3. Learned counsel for the appellant made following submissions:

i. The allegations against the main assessee i.e. Pioneer Soap & Chemicals was that it had imported CPO and paid concessional rate of duty of 20% ad valorem as per Notification no. 21/2002-Cus dated 1.3.2002 as amended by Notification no. 20/2004-Cus dated 16.1.2004 and that the goods had been diverted for manufacture of soaps, detergents etc. instead of edible oil by Shri Lalit Goyal due to which he was called upon to pay differential duty on the imported CPO. Shri Lalit Goyal was arrested and was forced to pay the differential duty of Rs. 1,27,72,140/- after which he approached the Settlement Commission and got the case settled by the Settlement Commission Principle Bench, New Delhi vide a final order No. F­829/830/Cus/09/SC(PB) dt. 24.2.2009. The Settlement Commission also imposed a penalty of Rs. 8 lacs on Shri Lali Goyal and Rs. 10,000/- each on Shri Mahesh Kumar, Shri Sunil Goyal, Shri Brij Mohan, H.G. Oil Carriers, Shri Harjinder Singh and Lokpriya Traders and closed the case. Therefore, the question of the Commissioner of Excise in Delhi conducting parallel or other proceedings in regard to the same case which is already settled by the Settlement Commision does not arise as he has no jurisdiction whatsoever against A.V. Agro Products in Kanpur and Genex Foods Pvt. Ltd. in Ghaziabad and Shri Rohit Agarwal, Director of Genex Foods Pvt. Ltd. in Ghaziabad. The excise Commissioner Delhi is denied to be proper officer in terms of Section 2(34) of Customs Act and as such is denied to have any jurisdiction to issue the show cause notice. The impugned show cause notice is therefore prayed to be barred by jurisdiction. Learned counsel has laid emphasis upon the decision of the Supreme Court in case of CC Vs. Sayed Ali 2011 (265) ELT 17 (SC) which was subsequently followed by this Tribunal in the case of Teracom Ltd. Vs. CCE (2016) 339 ELT 272 (Del).

ii. The law is well settled that when once the case of the main assessee is settled by the Settlement Commission or other competent authority under the KVSS, the co­noticees do not even have to make an application and the case of every co-noticee stands automatically closed as held by the Supreme Court in Union of India Vs.
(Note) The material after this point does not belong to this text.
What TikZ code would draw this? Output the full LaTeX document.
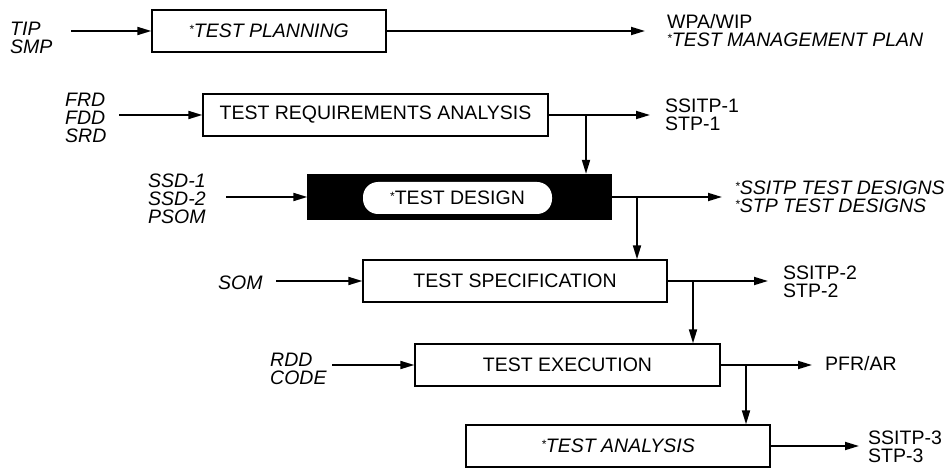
\documentclass[tikz,border=0pt]{standalone}
\usepackage{fontspec}
\setmainfont{Liberation Sans}
\usetikzlibrary{arrows.meta}

\newcommand{\bigtype}{\fontsize{19.5}{18}\selectfont}
\newcommand{\mk}{\raisebox{4pt}{\fontsize{12}{12}\selectfont *}}

\begin{document}
\begin{tikzpicture}[
    x=1pt, y=-1pt,
    font=\bigtype,
    stage/.style={rectangle, draw, line width=1.3pt, minimum height=42pt, inner sep=0pt},
    darkstage/.style={rectangle, draw, fill=black, line width=1.3pt, minimum height=45pt, inner sep=0pt},
    pill/.style={rectangle, fill=white, rounded corners=15pt, minimum height=32pt, minimum width=189pt, inner sep=0pt},
    doc/.style={align=left, inner sep=0pt, anchor=west},
    docit/.style={doc, font=\bigtype\itshape},
    arrow/.style={-{Triangle[length=14pt,width=8pt]}, line width=1.8pt}
]
\useasboundingbox (0,0) rectangle (945,470);

% stages
\node[stage, minimum width=234pt] (plan) at (269,31) {\itshape\mk TEST PLANNING};
\node[stage, minimum width=345pt] (req) at (375.5,115) {TEST REQUIREMENTS ANALYSIS};
\node[darkstage, minimum width=303pt] (design) at (459.5,197) {};
\node[pill] (pillbox) at (457.5,198) {\mk TEST DESIGN};
\node[stage, minimum width=304pt] (spec) at (515,281) {TEST SPECIFICATION};
\node[stage, minimum width=305pt] (exec) at (567.5,365) {TEST EXECUTION};
\node[stage, minimum width=304pt] (anal) at (618,446) {\itshape\mk TEST ANALYSIS};

% inputs
\node[docit] (in1) at (10,38) {TIP\\SMP};
\node[docit] (in2) at (65,118) {FRD\\FDD\\SRD};
\node[docit] (in3) at (148,199) {SSD-1\\SSD-2\\PSOM};
\node[docit] (in4) at (218,283) {SOM};
\node[docit] (in5) at (270,369) {RDD\\CODE};

% outputs
\node[doc] (out1) at (667,31) {WPA/WIP\\{\itshape\mk TEST MANAGEMENT PLAN}};
\node[doc] (out2) at (665,115) {SSITP-1\\STP-1};
\node[docit] (out3) at (735,197) {\mk SSITP TEST DESIGNS\\\mk STP TEST DESIGNS};
\node[doc] (out4) at (783,282) {SSITP-2\\STP-2};
\node[doc] (out5) at (825,364) {PFR/AR};
\node[doc] (out6) at (868,447) {SSITP-3\\STP-3};

\draw[arrow] ([xshift=-80pt]plan.west) -- (plan);
\draw[arrow] ([xshift=-83pt]req.west) -- (req);
\draw[arrow] ([xshift=-81pt]design.west) -- (design);
\draw[arrow] ([xshift=-86pt]spec.west) -- (spec);
\draw[arrow] ([xshift=-82pt]exec.west) -- (exec);

\draw[arrow, shorten >=22pt] (plan) -- (plan -| out1.west);
\draw[arrow, shorten >=15pt] (req) -- (req -| out2.west);
\draw[arrow, shorten >=13pt] (design) -- (design -| out3.west);
\draw[arrow, shorten >=15pt] (spec) -- (spec -| out4.west);
\draw[arrow, shorten >=13pt] (exec) -- (exec -| out5.west);
\draw[arrow, shorten >=9pt] (anal) -- (anal -| out6.west);

% hand-offs down the chain
\coordinate (j1) at (586,115);
\coordinate (j2) at (637,197);
\coordinate (j3) at (693,281);
\coordinate (j4) at (746,365);
\draw[arrow] (j1) -- (j1 |- design.north);
\draw[arrow] (j2) -- (j2 |- spec.north);
\draw[arrow] (j3) -- (j3 |- exec.north);
\draw[arrow] (j4) -- (j4 |- anal.north);
\end{tikzpicture}
\end{document}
Omkar S. Kanwar (2002) 145 ELT 266 (SC) and further emphasised by the Delhi High Court in Lesag HBB (I) Ltd. & Others. Vs. CC (2017) 346 ELT 549 decided on 3.11.2016 in W.P. (C) No. 4819/1999 which are binding.

iii. While submitting on merits it is mentioned that there are no statements given by three of the appellants and they have been proceeded against only on the basis of alleged statements of driver / transporter of the CPO that too were taken under coercion. It is further submitted that owner of Pioneer soap & Chemicals had not stated that he had supplied quoted goods to the appellant nor there is any other evidence on record. These witnesses were prayed to be cross examined but the request of the appellant was not considered. It is submitted that failure to grant cross examination to the appellants has resulted in denial of natural justice to the appellants and the alleged statements of the driver / transporter / the proprietor of the main noticee cannot be relied upon to draw the adverse inference against the appellant. Above all, there is no compliance of section 9D of the Central Excise Act and section 138B of the Customs Act. Following case laws has been relied upon:

a. Jindal Drugs Pvt. Ltd. Vs. Union of India (2016) 340 ELT 67 (P&H);

b. Arya Abhushan Bhandar Vs. Union of India (2002) 143 ELT 25 (SC);

c. CCE Vs. Parmarth Iron Pvt. Ltd. (2010) 260 ELT 514 (All.);

d. Swadeshi Polytex Ltd. Vs. Collector (2000) 122 ELT 641 (SC);

e. JK Cigarette Ltd. Vs. Collector (2009) 242 ELT 189 (Del.)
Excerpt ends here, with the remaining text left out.